What would a perfect world look like? I don’t know. Probably very sterile and boring. I don’t really want a perfect world. I’d be happy with just a humane one.
Dictionary.com defines humane as, “characterized by tenderness, compassion, and sympathy for people and animals; especially for the suffering or distressed: acting in a manner that causes the least harm to people or animals.”
When I was a boy I used to spend a few days with my paternal grandparents whom I called Nana and Granddad. They were both gentle souls, quiet, kind people.
One afternoon after Nana had fixed me lunch in the kitchen and I had finished eating, I took my plate to the sink to wash it. I noticed a small spider on the window sill and asked Nana for the flyswatter so I could kill it. She said, “Oh honey, don’t hurt it. It’s not poisonous. It’s not bothering anyone. And it will eventually find its way outside.”
I will never forget how at that moment I started feeling a deeper sense of compassion for all living things—people, animals, and insects. They all have their purpose.
As an adult, I often turned to that teaching moment in Nana’s kitchen. I realized if I saw the world as sacred and everyone and everything in it as valuable, I would be a gentler person myself. More open to others. More willing to be tolerant of the differences in people. I understood that I could be more humane.

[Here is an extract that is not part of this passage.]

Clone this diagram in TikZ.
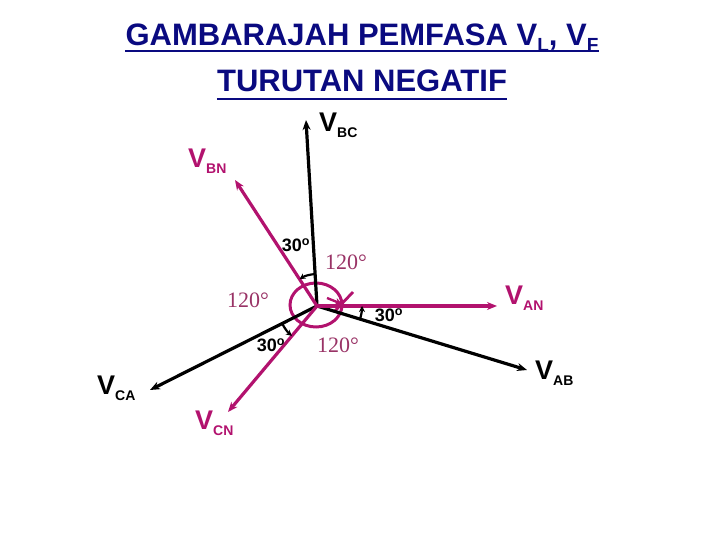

This simple truth often seems lost on many of us and too often on our leaders. Politics today is about gaining power for private financial gain and personal ambitions. It’s not about service, wisdom, or goodwill. Our president carries on his usual business dealings, some glaringly inappropriate and possibly illegal, while taking resources away from the poor, the sick, the immigrant, the minorities, the old, and the disabled.
Congress bows their heads in prayer for children and teens being murdered in their school classrooms but refuses to do anything to stop the prolific and insane sale of military weapons to anyone who wants them and who then may choose to use them against the innocent. Their prayers don’t mean anything and neither do their idle acts of concern. What means something is their indifference and their inaction. That, we clearly get.
The political arena, whatever it has been in the past, is without a doubt today a crowd of compromised, autocratic egoists, who seem totally disinterested in fairness, justice, equality, or the general goodwill of the nation. Their entire purpose seems focused solely on themselves and being the accomplices of a pervasive corruption of our political process.
There isn’t simply the lack of morals there, or ethics, or even conscience. There is that. But worse, there is the obvious loss of our leaders just being humane. Having enough humanity in them to be responsible and worthy and credible for the important work we citizens have elected them to do.
This poisonous lack of human goodness grows indiscriminately and infects all of us. We become a nation that is cynical, angry, immune to the sufferings and the basic needs of one another. If there are differences between us, if someone offends us, if we are betrayed in some way, our first response seems to be to react with violence. Guns are our non-negotiable terms of a settlement. For far too many our amazing freedom means nothing if we cannot be armed with assault weapons and the right to kill on instinct, out of little more than curiosity, personal insult, or the urge to get revenge.
A co-worker returned from maternity leave to the office this week. She showed pictures of her newborn. A happy, bright-eyed baby boy beaming with health and innocence. I looked long at his photo. His tiny hands and feet. His intense eyes alive with wonder. I thought, will he resist whatever coarse and callous behavior of his generation? Will he grow into a person characterized by compassion and sympathy, someone who does no harm to others? Will he be humane?
I hope so.
I hope it is possible for those of us setting examples before him to be humane ourselves. I even hope it is still possible for our leaders. Before it’s too late.